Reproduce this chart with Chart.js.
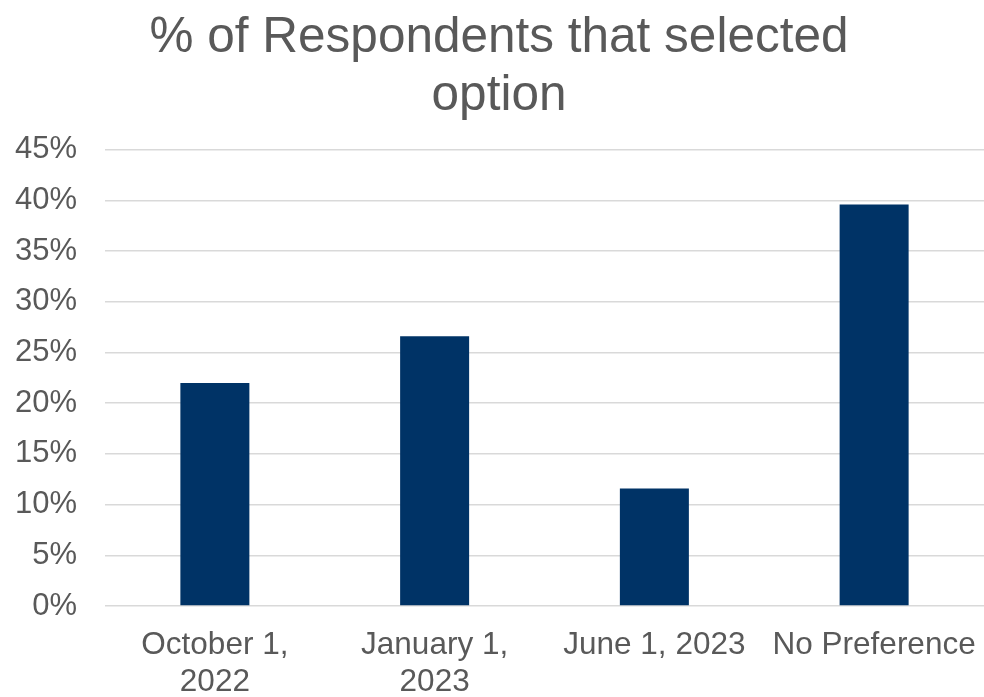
<!DOCTYPE html>
<html>
<head>
<meta charset="utf-8">
<script src="https://cdn.jsdelivr.net/npm/chart.js@4/dist/chart.umd.min.js"></script>
<style>
html,body{margin:0;padding:0;background:#fff;}
#wrap{width:984px;height:697px;position:relative;}
</style>
</head>
<body>
<div id="wrap"><canvas id="c" width="984" height="697"></canvas></div>
<script>
const categories = [["October 1,", "2022"], ["January 1,", "2023"], ["June 1, 2023"], ["No Preference"]];
const values = [22.0, 26.6, 11.6, 39.6];
const titleLines = ["% of Respondents that selected", "option"];
const yMax = 45;
const yStep = 5;

const FONT = "'Liberation Sans', Arial, sans-serif";
const TEXT = '#595959';

new Chart(document.getElementById('c'), {
  type: 'bar',
  data: {
    labels: categories,
    datasets: [{
      data: values,
      backgroundColor: '#003366',
      borderWidth: 0,
      barPercentage: 0.314,
      categoryPercentage: 1.0
    }]
  },
  options: {
    responsive: false,
    animation: false,
    devicePixelRatio: 1,
    layout: { padding: { left: 14, right: 0, top: 9, bottom: 0 } },
    plugins: {
      legend: { display: false },
      tooltip: { enabled: false },
      title: {
        display: true,
        text: titleLines,
        color: TEXT,
        font: { family: FONT, size: 49.5, weight: 'normal', lineHeight: 1.18 },
        padding: { top: 0, bottom: 24 }
      }
    },
    scales: {
      x: {
        grid: { display: false, drawTicks: false },
        border: { display: false },
        afterFit: s => { s.height = 91; s.paddingLeft = 0; s.paddingRight = 0; },
        ticks: {
          color: TEXT,
          font: { family: FONT, size: 31.5, lineHeight: 1.2 },
          padding: 20,
          maxRotation: 0,
          autoSkip: false
        }
      },
      y: {
        min: 0,
        max: yMax,
        afterFit: s => { s.width = 91; },
        grid: { color: '#d9d9d9', lineWidth: 1.6, drawTicks: false },
        border: { display: false },
        ticks: {
          stepSize: yStep,
          color: TEXT,
          font: { family: FONT, size: 31 },
          padding: 28,
          callback: v => v + '%'
        }
      }
    }
  }
});
</script>
</body>
</html>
□ □ □ □ □ □ □
Written instruction: Begin at the top of the material above and output each line exactly, stopping after the line that holds "const TEXT = '#595959';". Leave out pictures.

Written solution:
Reproduce this chart with Chart.js.
<!DOCTYPE html>
<html>
<head>
<meta charset="utf-8">
<script src="https://cdn.jsdelivr.net/npm/chart.js@4/dist/chart.umd.min.js"></script>
<style>
html,body{margin:0;padding:0;background:#fff;}
#wrap{width:984px;height:697px;position:relative;}
</style>
</head>
<body>
<div id="wrap"><canvas id="c" width="984" height="697"></canvas></div>
<script>
const categories = [["October 1,", "2022"], ["January 1,", "2023"], ["June 1, 2023"], ["No Preference"]];
const values = [22.0, 26.6, 11.6, 39.6];
const titleLines = ["% of Respondents that selected", "option"];
const yMax = 45;
const yStep = 5;

const FONT = "'Liberation Sans', Arial, sans-serif";
const TEXT = '#595959';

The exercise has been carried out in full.